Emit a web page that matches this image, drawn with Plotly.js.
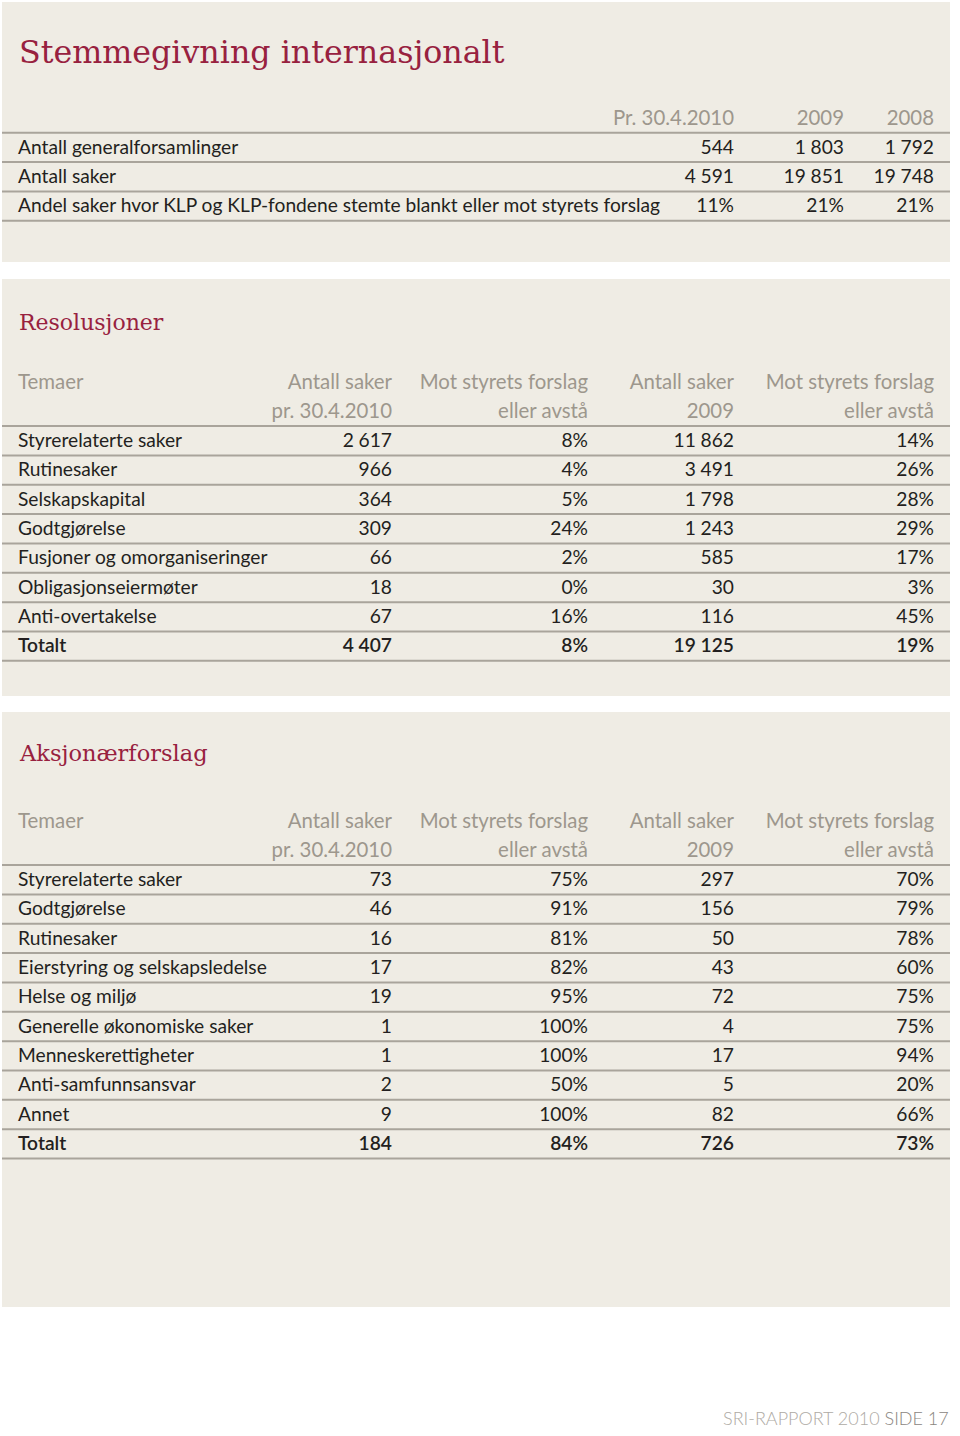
<!DOCTYPE html>
<html>
<head>
<meta charset="utf-8">
<script src="https://cdn.plot.ly/plotly-3.0.1.min.js"></script>
<style>html,body{margin:0;padding:0;background:#fff;}#chart{width:960px;height:1436px;}</style>
</head>
<body>
<div id="chart"></div>
<script>
// ---------- DATA ----------
const mainTitle = "Stemmegivning internasjonalt";
const t1Headers = ["Pr. 30.4.2010", "2009", "2008"];
const t1Labels = ["Antall generalforsamlinger", "Antall saker", "Andel saker hvor KLP og KLP-fondene stemte blankt eller mot styrets forslag"];
const t1Col2010 = ["544", "4\u2005591", "11%"];
const t1Col2009 = ["1\u2005803", "19\u2005851", "21%"];
const t1Col2008 = ["1\u2005792", "19\u2005748", "21%"];

const resTitle = "Resolusjoner";
const subHeadLine1 = ["Antall saker", "Mot styrets forslag", "Antall saker", "Mot styrets forslag"];
const subHeadLine2 = ["pr. 30.4.2010", "eller avstå", "2009", "eller avstå"];
const temaHeader = "Temaer";
const resThemes = ["Styrerelaterte saker", "Rutinesaker", "Selskapskapital", "Godtgjørelse", "Fusjoner og omorganiseringer", "Obligasjonseiermøter", "Anti-overtakelse", "Totalt"];
const resCount2010 = ["2\u2005617", "966", "364", "309", "66", "18", "67", "4\u2005407"];
const resAgainst2010 = ["8%", "4%", "5%", "24%", "2%", "0%", "16%", "8%"];
const resCount2009 = ["11\u2005862", "3\u2005491", "1\u2005798", "1\u2005243", "585", "30", "116", "19\u2005125"];
const resAgainst2009 = ["14%", "26%", "28%", "29%", "17%", "3%", "45%", "19%"];

const aksTitle = "Aksjonærforslag";
const aksThemes = ["Styrerelaterte saker", "Godtgjørelse", "Rutinesaker", "Eierstyring og selskapsledelse", "Helse og miljø", "Generelle økonomiske saker", "Menneskerettigheter", "Anti-samfunnsansvar", "Annet", "Totalt"];
const aksCount2010 = ["73", "46", "16", "17", "19", "1", "1", "2", "9", "184"];
const aksAgainst2010 = ["75%", "91%", "81%", "82%", "95%", "100%", "100%", "50%", "100%", "84%"];
const aksCount2009 = ["297", "156", "50", "43", "72", "4", "17", "5", "82", "726"];
const aksAgainst2009 = ["70%", "79%", "78%", "60%", "75%", "75%", "94%", "20%", "66%", "73%"];

const footerLight = "SRI-RAPPORT 2010";
const footerDark = "SIDE 17";

// ---------- STYLE / LAYOUT CONSTANTS ----------
const W = 960, H = 1436;
const BODY_FONT = "Lato";
const BODY_SIZE = 19.2;
const HEAD_SIZE = 20.4;
const INK = "#231f20";
const GREY = "#9d978d";
const RED = "#98213f";
const PANEL = "#efece4";
const RULE = "#a9a49b";
const ROW = 29.35;
const TEXT_DY = 1.5;
const LEFT = 18, PANEL_L = 2, PANEL_R = 950;

const traces = [];
const shapes = [];
const annotations = [];

function textTrace(xpos, ys, texts, color, align, bold, size) {
  traces.push({
    type: "scatter", mode: "text",
    x: ys.map(() => xpos), y: ys.map(v => v + TEXT_DY), text: texts,
    textposition: align === "left" ? "middle right" : "middle left",
    textfont: {family: BODY_FONT, size: size || BODY_SIZE, color: color, weight: bold ? 600 : 400},
    marker: {size: 0}, hoverinfo: "skip", showlegend: false, cliponaxis: false
  });
}
function rule(y) {
  shapes.push({type: "line", xref: "x", yref: "y", x0: PANEL_L, x1: PANEL_R, y0: y, y1: y,
    line: {color: RULE, width: 2}, layer: "above"});
}
function panel(y0, y1) {
  shapes.push({type: "rect", xref: "x", yref: "y", x0: PANEL_L, x1: PANEL_R, y0: y0, y1: y1,
    fillcolor: PANEL, line: {width: 0}, layer: "below"});
}
function heading(text, y, size) {
  annotations.push({xref: "x", yref: "y", x: LEFT - 1, y: y, text: text, showarrow: false,
    xanchor: "left", yanchor: "middle",
    font: {family: "DejaVu Serif", size: size, color: RED}});
}

// Panels
panel(2, 262);
panel(279, 696);
panel(712, 1307);

// ----- Table 1 -----
heading(mainTitle, 52, 31.7);
const t1HeadY = 118;
const t1Cols = [734, 844, 934];
t1Headers.forEach((h, i) => textTrace(t1Cols[i], [t1HeadY], [h], GREY, "right", false, HEAD_SIZE));
const t1Ys = t1Labels.map((_, i) => t1HeadY + ROW * (i + 1));
textTrace(LEFT, t1Ys, t1Labels, INK, "left");
textTrace(t1Cols[0], t1Ys, t1Col2010, INK, "right");
textTrace(t1Cols[1], t1Ys, t1Col2009, INK, "right");
textTrace(t1Cols[2], t1Ys, t1Col2008, INK, "right");
rule(t1HeadY + ROW / 2);
t1Ys.forEach(y => rule(y + ROW / 2));

// ----- Multi-column tables -----
const multiCols = [392, 588, 734, 934];
function multiTable(title, titleY, titleSize, headY, themes, cols) {
  heading(title, titleY, titleSize);
  textTrace(LEFT, [headY], [temaHeader], GREY, "left", false, HEAD_SIZE);
  subHeadLine1.forEach((h, i) => textTrace(multiCols[i], [headY, headY + ROW], [h, subHeadLine2[i]], GREY, "right", false, HEAD_SIZE));
  const firstY = headY + ROW * 2;
  const ys = themes.map((_, i) => firstY + ROW * i);
  const n = themes.length;
  const normYs = ys.slice(0, n - 1), totY = [ys[n - 1]];
  textTrace(LEFT, normYs, themes.slice(0, n - 1), INK, "left");
  textTrace(LEFT, totY, themes.slice(n - 1), INK, "left", true);
  cols.forEach((c, i) => {
    textTrace(multiCols[i], normYs, c.slice(0, n - 1), INK, "right");
    textTrace(multiCols[i], totY, c.slice(n - 1), INK, "right", true);
  });
  rule(firstY - ROW / 2);
  ys.forEach(y => rule(y + ROW / 2));
}
multiTable(resTitle, 322, 22, 382, resThemes, [resCount2010, resAgainst2010, resCount2009, resAgainst2009]);
multiTable(aksTitle, 753, 22.5, 821, aksThemes, [aksCount2010, aksAgainst2010, aksCount2009, aksAgainst2009]);

// Footer
annotations.push({xref: "x", yref: "y", x: PANEL_R + 1, y: 1418, showarrow: false, xanchor: "right", yanchor: "middle",
  text: '<span style="color:#aeaaa4">' + footerLight + '</span> <span style="color:#8a857e">' + footerDark + '</span>',
  font: {family: BODY_FONT, size: 18, color: "#8a857e", weight: 300}});

const layout = {
  width: W, height: H,
  margin: {l: 0, r: 0, t: 0, b: 0, pad: 0},
  paper_bgcolor: "#ffffff", plot_bgcolor: "#ffffff",
  xaxis: {range: [0, W], visible: false, fixedrange: true},
  yaxis: {range: [H, 0], visible: false, fixedrange: true},
  shapes: shapes, annotations: annotations, showlegend: false, hovermode: false
};
Plotly.newPlot("chart", traces, layout, {staticPlot: true, displayModeBar: false});
</script>
</body>
</html>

+===+

Write out the listing above again, exactly, but with no pictures in the copy.

Emit a web page that matches this image, drawn with Plotly.js.
<!DOCTYPE html>
<html>
<head>
<meta charset="utf-8">
<script src="https://cdn.plot.ly/plotly-3.0.1.min.js"></script>
<style>html,body{margin:0;padding:0;background:#fff;}#chart{width:960px;height:1436px;}</style>
</head>
<body>
<div id="chart"></div>
<script>
// ---------- DATA ----------
const mainTitle = "Stemmegivning internasjonalt";
const t1Headers = ["Pr. 30.4.2010", "2009", "2008"];
const t1Labels = ["Antall generalforsamlinger", "Antall saker", "Andel saker hvor KLP og KLP-fondene stemte blankt eller mot styrets forslag"];
const t1Col2010 = ["544", "4\u2005591", "11%"];
const t1Col2009 = ["1\u2005803", "19\u2005851", "21%"];
const t1Col2008 = ["1\u2005792", "19\u2005748", "21%"];

const resTitle = "Resolusjoner";
const subHeadLine1 = ["Antall saker", "Mot styrets forslag", "Antall saker", "Mot styrets forslag"];
const subHeadLine2 = ["pr. 30.4.2010", "eller avstå", "2009", "eller avstå"];
const temaHeader = "Temaer";
const resThemes = ["Styrerelaterte saker", "Rutinesaker", "Selskapskapital", "Godtgjørelse", "Fusjoner og omorganiseringer", "Obligasjonseiermøter", "Anti-overtakelse", "Totalt"];
const resCount2010 = ["2\u2005617", "966", "364", "309", "66", "18", "67", "4\u2005407"];
const resAgainst2010 = ["8%", "4%", "5%", "24%", "2%", "0%", "16%", "8%"];
const resCount2009 = ["11\u2005862", "3\u2005491", "1\u2005798", "1\u2005243", "585", "30", "116", "19\u2005125"];
const resAgainst2009 = ["14%", "26%", "28%", "29%", "17%", "3%", "45%", "19%"];

const aksTitle = "Aksjonærforslag";
const aksThemes = ["Styrerelaterte saker", "Godtgjørelse", "Rutinesaker", "Eierstyring og selskapsledelse", "Helse og miljø", "Generelle økonomiske saker", "Menneskerettigheter", "Anti-samfunnsansvar", "Annet", "Totalt"];
const aksCount2010 = ["73", "46", "16", "17", "19", "1", "1", "2", "9", "184"];
const aksAgainst2010 = ["75%", "91%", "81%", "82%", "95%", "100%", "100%", "50%", "100%", "84%"];
const aksCount2009 = ["297", "156", "50", "43", "72", "4", "17", "5", "82", "726"];
const aksAgainst2009 = ["70%", "79%", "78%", "60%", "75%", "75%", "94%", "20%", "66%", "73%"];

const footerLight = "SRI-RAPPORT 2010";
const footerDark = "SIDE 17";

// ---------- STYLE / LAYOUT CONSTANTS ----------
const W = 960, H = 1436;
const BODY_FONT = "Lato";
const BODY_SIZE = 19.2;
const HEAD_SIZE = 20.4;
const INK = "#231f20";
const GREY = "#9d978d";
const RED = "#98213f";
const PANEL = "#efece4";
const RULE = "#a9a49b";
const ROW = 29.35;
const TEXT_DY = 1.5;
const LEFT = 18, PANEL_L = 2, PANEL_R = 950;

const traces = [];
const shapes = [];
const annotations = [];

function textTrace(xpos, ys, texts, color, align, bold, size) {
  traces.push({
    type: "scatter", mode: "text",
    x: ys.map(() => xpos), y: ys.map(v => v + TEXT_DY), text: texts,
    textposition: align === "left" ? "middle right" : "middle left",
    textfont: {family: BODY_FONT, size: size || BODY_SIZE, color: color, weight: bold ? 600 : 400},
    marker: {size: 0}, hoverinfo: "skip", showlegend: false, cliponaxis: false
  });
}
function rule(y) {
  shapes.push({type: "line", xref: "x", yref: "y", x0: PANEL_L, x1: PANEL_R, y0: y, y1: y,
    line: {color: RULE, width: 2}, layer: "above"});
}
function panel(y0, y1) {
  shapes.push({type: "rect", xref: "x", yref: "y", x0: PANEL_L, x1: PANEL_R, y0: y0, y1: y1,
    fillcolor: PANEL, line: {width: 0}, layer: "below"});
}
function heading(text, y, size) {
  annotations.push({xref: "x", yref: "y", x: LEFT - 1, y: y, text: text, showarrow: false,
    xanchor: "left", yanchor: "middle",
    font: {family: "DejaVu Serif", size: size, color: RED}});
}

// Panels
panel(2, 262);
panel(279, 696);
panel(712, 1307);

// ----- Table 1 -----
heading(mainTitle, 52, 31.7);
const t1HeadY = 118;
const t1Cols = [734, 844, 934];
t1Headers.forEach((h, i) => textTrace(t1Cols[i], [t1HeadY], [h], GREY, "right", false, HEAD_SIZE));
const t1Ys = t1Labels.map((_, i) => t1HeadY + ROW * (i + 1));
textTrace(LEFT, t1Ys, t1Labels, INK, "left");
textTrace(t1Cols[0], t1Ys, t1Col2010, INK, "right");
textTrace(t1Cols[1], t1Ys, t1Col2009, INK, "right");
textTrace(t1Cols[2], t1Ys, t1Col2008, INK, "right");
rule(t1HeadY + ROW / 2);
t1Ys.forEach(y => rule(y + ROW / 2));

// ----- Multi-column tables -----
const multiCols = [392, 588, 734, 934];
function multiTable(title, titleY, titleSize, headY, themes, cols) {
  heading(title, titleY, titleSize);
  textTrace(LEFT, [headY], [temaHeader], GREY, "left", false, HEAD_SIZE);
  subHeadLine1.forEach((h, i) => textTrace(multiCols[i], [headY, headY + ROW], [h, subHeadLine2[i]], GREY, "right", false, HEAD_SIZE));
  const firstY = headY + ROW * 2;
  const ys = themes.map((_, i) => firstY + ROW * i);
  const n = themes.length;
  const normYs = ys.slice(0, n - 1), totY = [ys[n - 1]];
  textTrace(LEFT, normYs, themes.slice(0, n - 1), INK, "left");
  textTrace(LEFT, totY, themes.slice(n - 1), INK, "left", true);
  cols.forEach((c, i) => {
    textTrace(multiCols[i], normYs, c.slice(0, n - 1), INK, "right");
    textTrace(multiCols[i], totY, c.slice(n - 1), INK, "right", true);
  });
  rule(firstY - ROW / 2);
  ys.forEach(y => rule(y + ROW / 2));
}
multiTable(resTitle, 322, 22, 382, resThemes, [resCount2010, resAgainst2010, resCount2009, resAgainst2009]);
multiTable(aksTitle, 753, 22.5, 821, aksThemes, [aksCount2010, aksAgainst2010, aksCount2009, aksAgainst2009]);

// Footer
annotations.push({xref: "x", yref: "y", x: PANEL_R + 1, y: 1418, showarrow: false, xanchor: "right", yanchor: "middle",
  text: '<span style="color:#aeaaa4">' + footerLight + '</span> <span style="color:#8a857e">' + footerDark + '</span>',
  font: {family: BODY_FONT, size: 18, color: "#8a857e", weight: 300}});

const layout = {
  width: W, height: H,
  margin: {l: 0, r: 0, t: 0, b: 0, pad: 0},
  paper_bgcolor: "#ffffff", plot_bgcolor: "#ffffff",
  xaxis: {range: [0, W], visible: false, fixedrange: true},
  yaxis: {range: [H, 0], visible: false, fixedrange: true},
  shapes: shapes, annotations: annotations, showlegend: false, hovermode: false
};
Plotly.newPlot("chart", traces, layout, {staticPlot: true, displayModeBar: false});
</script>
</body>
</html>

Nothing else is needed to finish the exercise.